**What to produce**
Search the listing below for "this". Copy each matching line.

**Listed entries**
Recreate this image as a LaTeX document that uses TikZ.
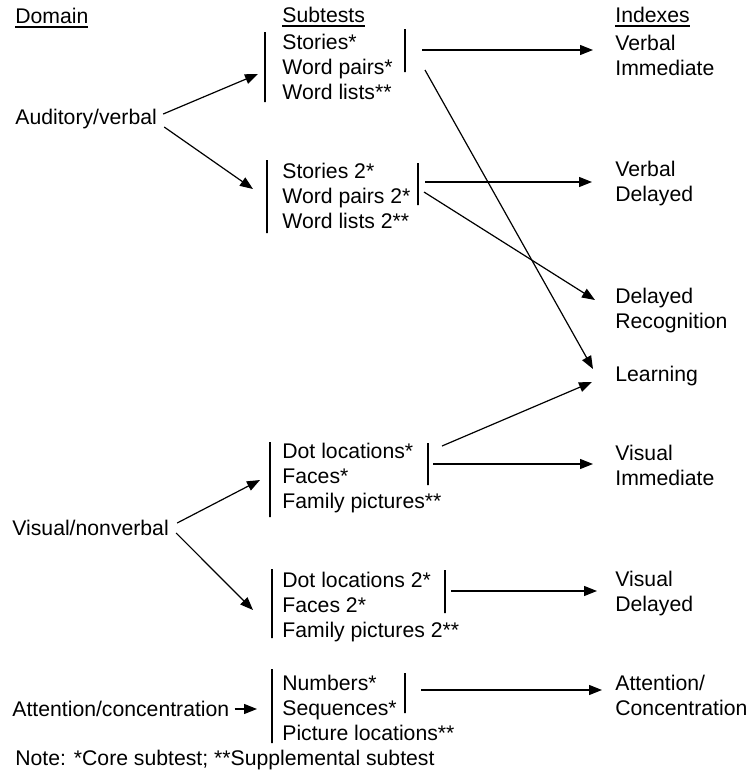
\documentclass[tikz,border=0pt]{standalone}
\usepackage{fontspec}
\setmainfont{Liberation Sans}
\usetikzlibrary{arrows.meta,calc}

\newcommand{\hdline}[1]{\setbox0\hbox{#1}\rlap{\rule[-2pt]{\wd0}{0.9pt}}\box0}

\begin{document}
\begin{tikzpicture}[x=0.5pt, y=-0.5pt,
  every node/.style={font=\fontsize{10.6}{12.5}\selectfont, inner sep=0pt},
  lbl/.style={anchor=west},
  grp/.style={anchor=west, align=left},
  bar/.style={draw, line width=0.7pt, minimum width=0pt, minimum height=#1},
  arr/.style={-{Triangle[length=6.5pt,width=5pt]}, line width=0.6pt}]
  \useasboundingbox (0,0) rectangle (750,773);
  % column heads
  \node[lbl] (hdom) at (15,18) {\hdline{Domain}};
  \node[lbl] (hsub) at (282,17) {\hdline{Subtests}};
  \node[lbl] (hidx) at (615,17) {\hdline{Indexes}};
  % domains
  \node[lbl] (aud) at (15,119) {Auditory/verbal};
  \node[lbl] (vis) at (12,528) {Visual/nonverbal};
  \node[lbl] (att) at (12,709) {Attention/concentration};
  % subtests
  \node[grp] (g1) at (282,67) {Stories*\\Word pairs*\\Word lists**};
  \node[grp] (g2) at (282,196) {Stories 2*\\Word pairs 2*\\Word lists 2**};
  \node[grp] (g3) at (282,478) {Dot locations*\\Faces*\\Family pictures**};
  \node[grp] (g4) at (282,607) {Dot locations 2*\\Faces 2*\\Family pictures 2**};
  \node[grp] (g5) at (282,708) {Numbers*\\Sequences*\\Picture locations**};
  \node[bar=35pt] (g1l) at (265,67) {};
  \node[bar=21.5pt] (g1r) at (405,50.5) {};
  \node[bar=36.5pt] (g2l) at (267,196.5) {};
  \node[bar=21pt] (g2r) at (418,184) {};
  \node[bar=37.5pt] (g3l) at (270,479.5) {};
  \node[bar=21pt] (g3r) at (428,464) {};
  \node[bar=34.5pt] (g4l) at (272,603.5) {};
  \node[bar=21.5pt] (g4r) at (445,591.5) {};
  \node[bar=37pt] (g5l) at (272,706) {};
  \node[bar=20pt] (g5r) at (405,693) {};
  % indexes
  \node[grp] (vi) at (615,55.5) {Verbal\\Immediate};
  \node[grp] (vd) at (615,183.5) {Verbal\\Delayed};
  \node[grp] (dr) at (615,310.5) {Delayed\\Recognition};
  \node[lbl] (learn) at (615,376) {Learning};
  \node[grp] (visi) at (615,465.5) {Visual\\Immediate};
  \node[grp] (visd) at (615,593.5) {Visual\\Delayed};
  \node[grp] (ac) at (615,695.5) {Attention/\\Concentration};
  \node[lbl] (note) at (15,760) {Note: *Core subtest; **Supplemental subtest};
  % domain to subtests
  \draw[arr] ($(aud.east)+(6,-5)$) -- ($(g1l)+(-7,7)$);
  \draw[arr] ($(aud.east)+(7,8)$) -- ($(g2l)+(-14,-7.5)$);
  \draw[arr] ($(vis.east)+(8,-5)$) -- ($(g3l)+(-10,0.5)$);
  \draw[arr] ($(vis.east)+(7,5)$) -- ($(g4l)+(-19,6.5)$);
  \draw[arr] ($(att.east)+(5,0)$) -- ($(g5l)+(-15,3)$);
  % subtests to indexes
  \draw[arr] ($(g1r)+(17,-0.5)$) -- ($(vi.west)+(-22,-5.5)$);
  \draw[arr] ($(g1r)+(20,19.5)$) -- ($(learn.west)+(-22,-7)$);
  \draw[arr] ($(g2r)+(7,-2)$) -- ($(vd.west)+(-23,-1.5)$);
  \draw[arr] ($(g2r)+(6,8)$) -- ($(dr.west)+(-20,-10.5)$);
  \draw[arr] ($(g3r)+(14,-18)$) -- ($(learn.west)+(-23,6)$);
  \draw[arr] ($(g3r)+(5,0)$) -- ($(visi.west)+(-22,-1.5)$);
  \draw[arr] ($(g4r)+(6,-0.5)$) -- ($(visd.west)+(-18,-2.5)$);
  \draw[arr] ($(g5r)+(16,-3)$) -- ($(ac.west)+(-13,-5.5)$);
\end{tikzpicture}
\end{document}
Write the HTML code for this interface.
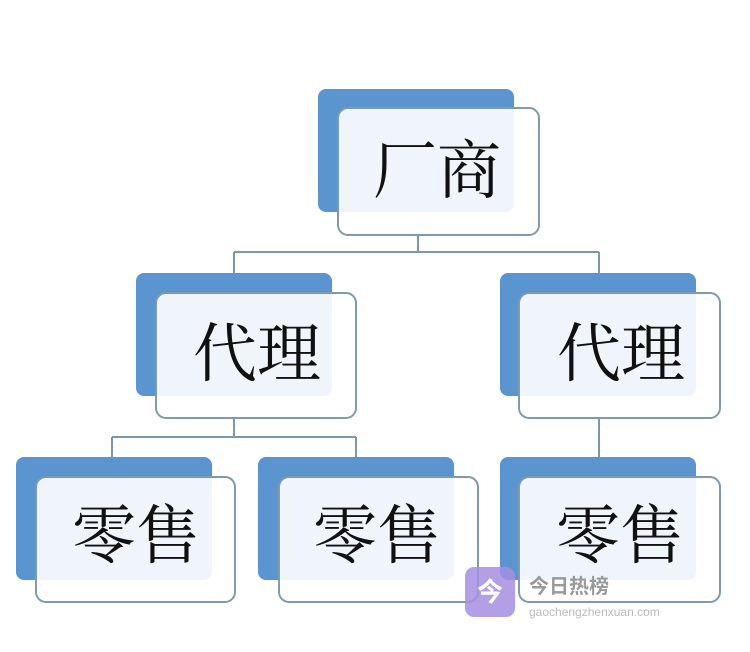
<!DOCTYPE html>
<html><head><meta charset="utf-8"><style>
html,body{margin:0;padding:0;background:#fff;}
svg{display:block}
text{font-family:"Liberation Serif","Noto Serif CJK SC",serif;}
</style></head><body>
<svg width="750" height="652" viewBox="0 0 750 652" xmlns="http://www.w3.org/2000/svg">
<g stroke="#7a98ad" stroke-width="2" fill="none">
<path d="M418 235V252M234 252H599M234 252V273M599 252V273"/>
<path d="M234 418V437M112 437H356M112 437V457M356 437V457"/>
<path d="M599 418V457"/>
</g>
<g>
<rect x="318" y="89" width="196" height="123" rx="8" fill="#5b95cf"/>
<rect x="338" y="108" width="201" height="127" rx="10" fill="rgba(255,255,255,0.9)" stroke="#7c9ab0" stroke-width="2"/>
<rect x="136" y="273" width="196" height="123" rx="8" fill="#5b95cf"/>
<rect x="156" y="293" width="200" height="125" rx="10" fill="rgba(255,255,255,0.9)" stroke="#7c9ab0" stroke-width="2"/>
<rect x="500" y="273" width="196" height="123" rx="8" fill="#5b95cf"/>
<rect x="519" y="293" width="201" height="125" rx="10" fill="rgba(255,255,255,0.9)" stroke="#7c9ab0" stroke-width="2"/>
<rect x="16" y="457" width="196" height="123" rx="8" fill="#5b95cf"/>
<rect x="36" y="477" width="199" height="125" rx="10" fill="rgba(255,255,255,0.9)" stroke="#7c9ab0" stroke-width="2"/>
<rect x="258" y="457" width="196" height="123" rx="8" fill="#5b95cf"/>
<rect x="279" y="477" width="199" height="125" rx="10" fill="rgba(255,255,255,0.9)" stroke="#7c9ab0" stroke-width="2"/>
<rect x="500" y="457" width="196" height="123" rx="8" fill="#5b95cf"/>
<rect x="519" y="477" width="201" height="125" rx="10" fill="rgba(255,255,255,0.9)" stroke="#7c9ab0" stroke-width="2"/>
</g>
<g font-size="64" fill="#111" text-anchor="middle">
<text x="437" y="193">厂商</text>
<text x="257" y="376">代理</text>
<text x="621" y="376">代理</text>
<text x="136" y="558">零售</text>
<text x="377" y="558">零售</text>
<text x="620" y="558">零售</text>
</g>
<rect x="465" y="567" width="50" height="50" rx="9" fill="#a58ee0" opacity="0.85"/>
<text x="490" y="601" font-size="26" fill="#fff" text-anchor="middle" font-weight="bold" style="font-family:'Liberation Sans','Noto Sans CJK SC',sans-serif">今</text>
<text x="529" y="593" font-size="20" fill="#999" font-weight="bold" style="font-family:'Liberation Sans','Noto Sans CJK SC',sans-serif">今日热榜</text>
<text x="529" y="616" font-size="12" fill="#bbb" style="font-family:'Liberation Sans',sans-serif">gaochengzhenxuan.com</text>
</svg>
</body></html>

* * *

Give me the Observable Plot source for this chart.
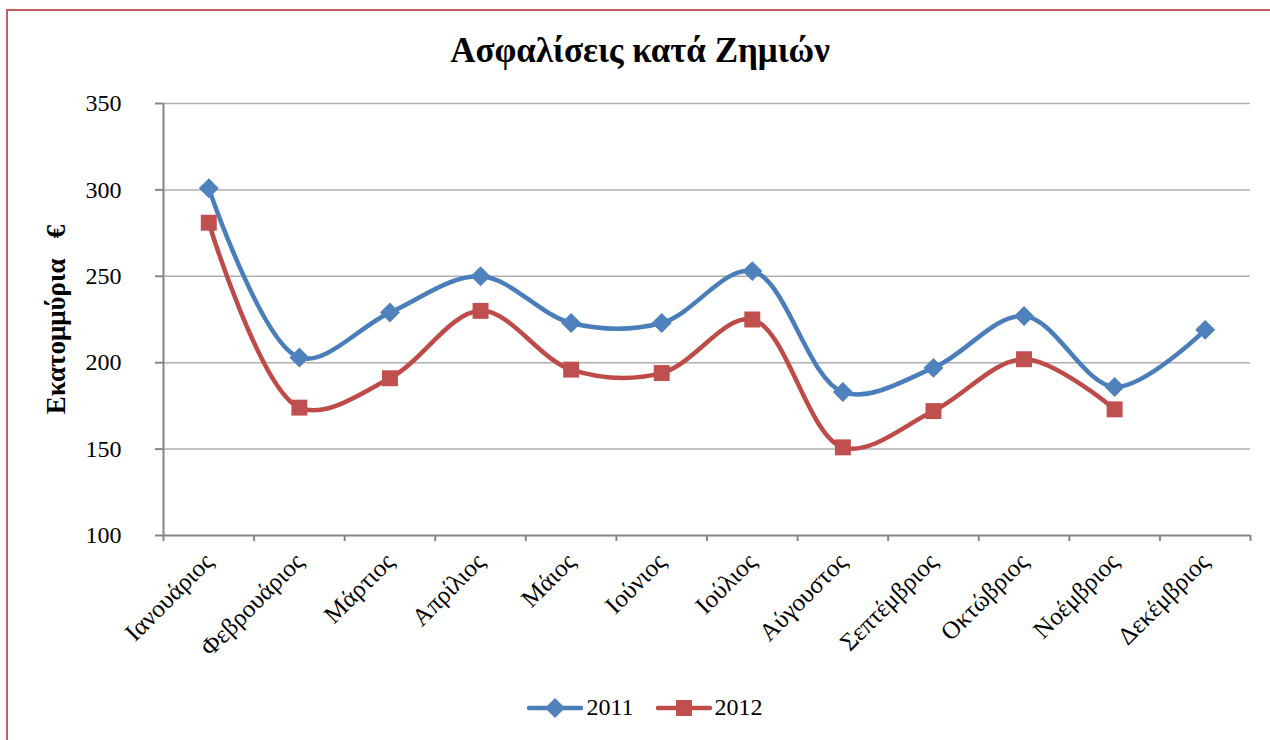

**Output of the task**
Recreate this image as a LaTeX document that uses TikZ.
Write the HTML code for this interface.
Give me the Observable Plot source for this chart.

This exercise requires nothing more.